▸ EXERCISE:
Extract only the first line of the listing and every line after it up to and including the one with "outlier_vals = [0.2612, 0.2431]". Omit the pictures.

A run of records
════════════════

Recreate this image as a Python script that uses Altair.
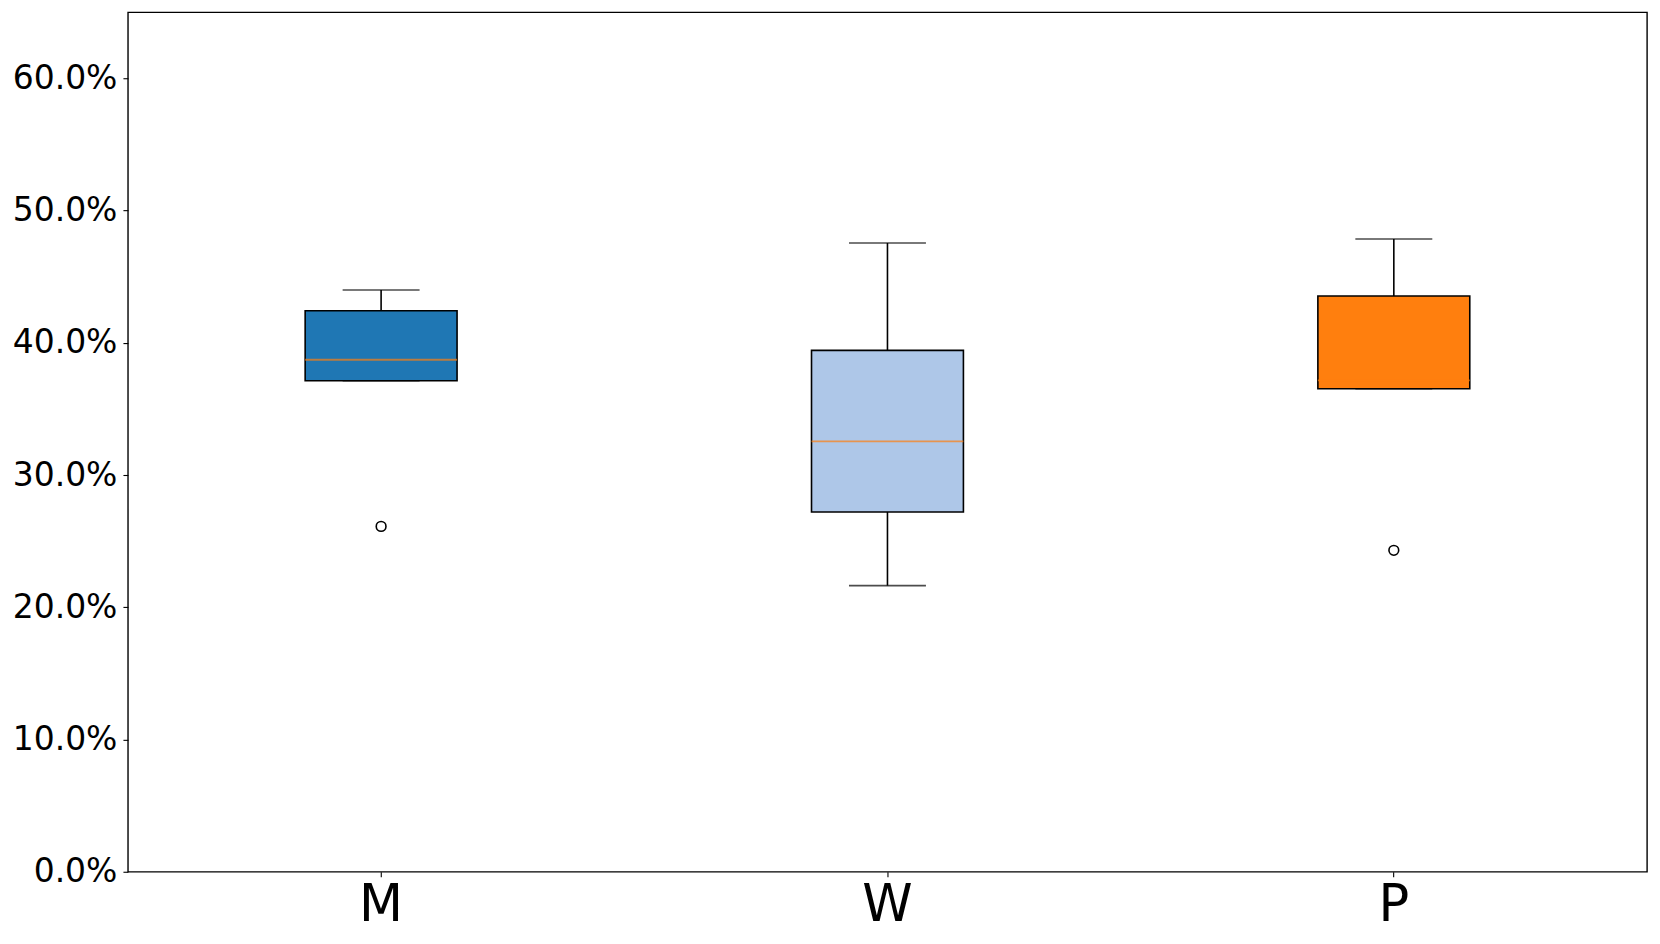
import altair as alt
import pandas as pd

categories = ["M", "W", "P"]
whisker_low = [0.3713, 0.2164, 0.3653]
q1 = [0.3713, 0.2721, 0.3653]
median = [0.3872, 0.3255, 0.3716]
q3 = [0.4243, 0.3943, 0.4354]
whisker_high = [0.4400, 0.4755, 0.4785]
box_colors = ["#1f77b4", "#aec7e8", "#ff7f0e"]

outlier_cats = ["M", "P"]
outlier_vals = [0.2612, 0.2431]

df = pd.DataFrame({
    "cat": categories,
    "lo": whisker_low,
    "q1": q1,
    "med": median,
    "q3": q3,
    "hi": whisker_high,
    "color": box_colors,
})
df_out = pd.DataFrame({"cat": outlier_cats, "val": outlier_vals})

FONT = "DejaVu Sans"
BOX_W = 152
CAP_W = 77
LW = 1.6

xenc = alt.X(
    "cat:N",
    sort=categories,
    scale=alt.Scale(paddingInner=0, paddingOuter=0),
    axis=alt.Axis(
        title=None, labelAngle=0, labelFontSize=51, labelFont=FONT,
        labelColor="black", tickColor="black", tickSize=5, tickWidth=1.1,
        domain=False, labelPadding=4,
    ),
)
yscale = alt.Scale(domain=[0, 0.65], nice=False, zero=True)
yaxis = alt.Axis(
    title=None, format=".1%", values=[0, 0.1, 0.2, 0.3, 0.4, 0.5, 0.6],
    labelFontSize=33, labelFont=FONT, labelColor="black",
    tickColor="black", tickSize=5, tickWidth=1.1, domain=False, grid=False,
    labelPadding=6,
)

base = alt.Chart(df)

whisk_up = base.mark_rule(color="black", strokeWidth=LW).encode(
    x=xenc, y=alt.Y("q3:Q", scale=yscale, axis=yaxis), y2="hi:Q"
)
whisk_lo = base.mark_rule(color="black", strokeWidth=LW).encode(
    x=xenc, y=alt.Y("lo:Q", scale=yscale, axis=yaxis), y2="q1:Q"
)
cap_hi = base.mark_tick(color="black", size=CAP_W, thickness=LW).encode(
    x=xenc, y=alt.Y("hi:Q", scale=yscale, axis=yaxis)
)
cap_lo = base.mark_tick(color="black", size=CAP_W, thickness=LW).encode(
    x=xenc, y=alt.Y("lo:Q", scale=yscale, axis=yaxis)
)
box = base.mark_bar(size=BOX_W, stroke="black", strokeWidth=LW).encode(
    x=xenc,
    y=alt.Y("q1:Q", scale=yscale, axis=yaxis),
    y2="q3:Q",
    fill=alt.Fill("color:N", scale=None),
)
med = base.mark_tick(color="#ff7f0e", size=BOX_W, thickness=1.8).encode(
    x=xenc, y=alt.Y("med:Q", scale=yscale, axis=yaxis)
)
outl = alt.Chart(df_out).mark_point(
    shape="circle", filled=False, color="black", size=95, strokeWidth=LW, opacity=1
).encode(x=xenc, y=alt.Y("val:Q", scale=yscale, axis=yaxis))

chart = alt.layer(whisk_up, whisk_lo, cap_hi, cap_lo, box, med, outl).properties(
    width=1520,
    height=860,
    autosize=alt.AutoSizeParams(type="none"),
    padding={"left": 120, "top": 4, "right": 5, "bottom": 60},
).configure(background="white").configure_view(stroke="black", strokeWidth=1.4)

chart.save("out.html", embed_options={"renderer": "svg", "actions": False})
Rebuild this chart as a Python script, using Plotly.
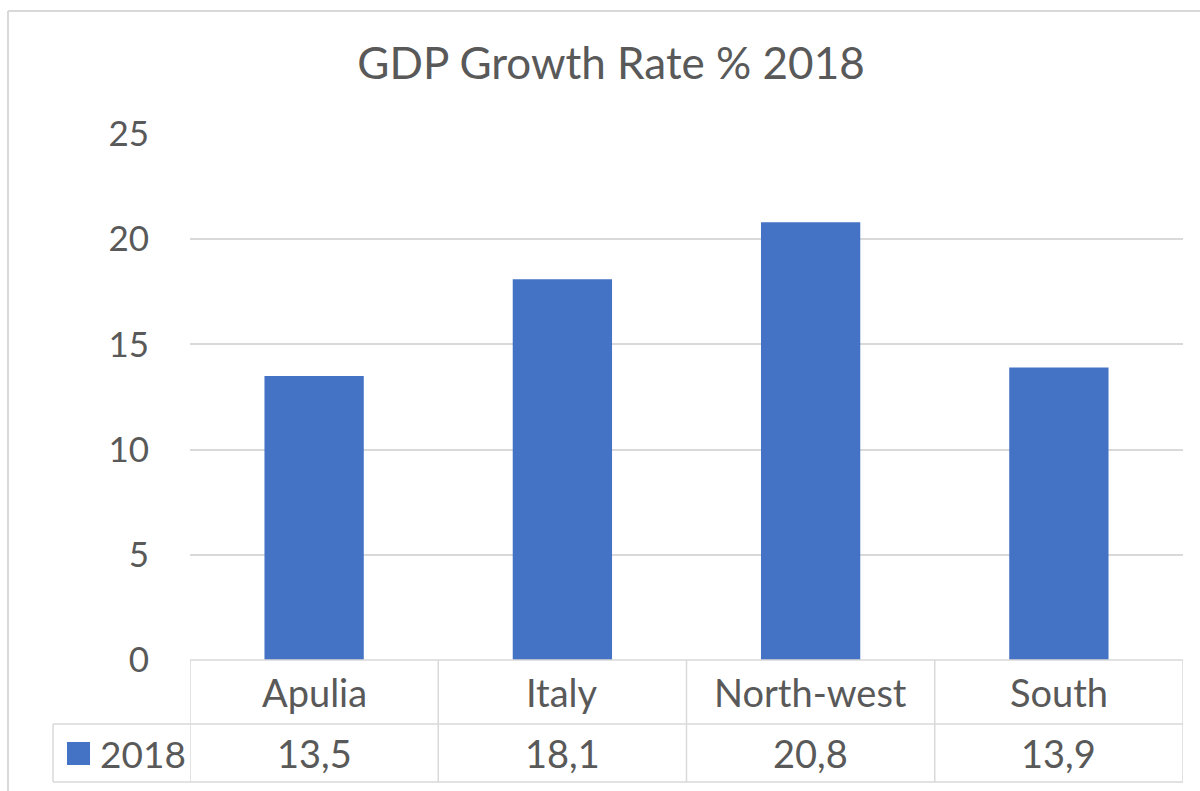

════════════════

▸ EXERCISE ANSWER:
Recreate this image as a Python script that uses Altair.
import altair as alt
import pandas as pd

categories = ["M", "W", "P"]
whisker_low = [0.3713, 0.2164, 0.3653]
q1 = [0.3713, 0.2721, 0.3653]
median = [0.3872, 0.3255, 0.3716]
q3 = [0.4243, 0.3943, 0.4354]
whisker_high = [0.4400, 0.4755, 0.4785]
box_colors = ["#1f77b4", "#aec7e8", "#ff7f0e"]

outlier_cats = ["M", "P"]
outlier_vals = [0.2612, 0.2431]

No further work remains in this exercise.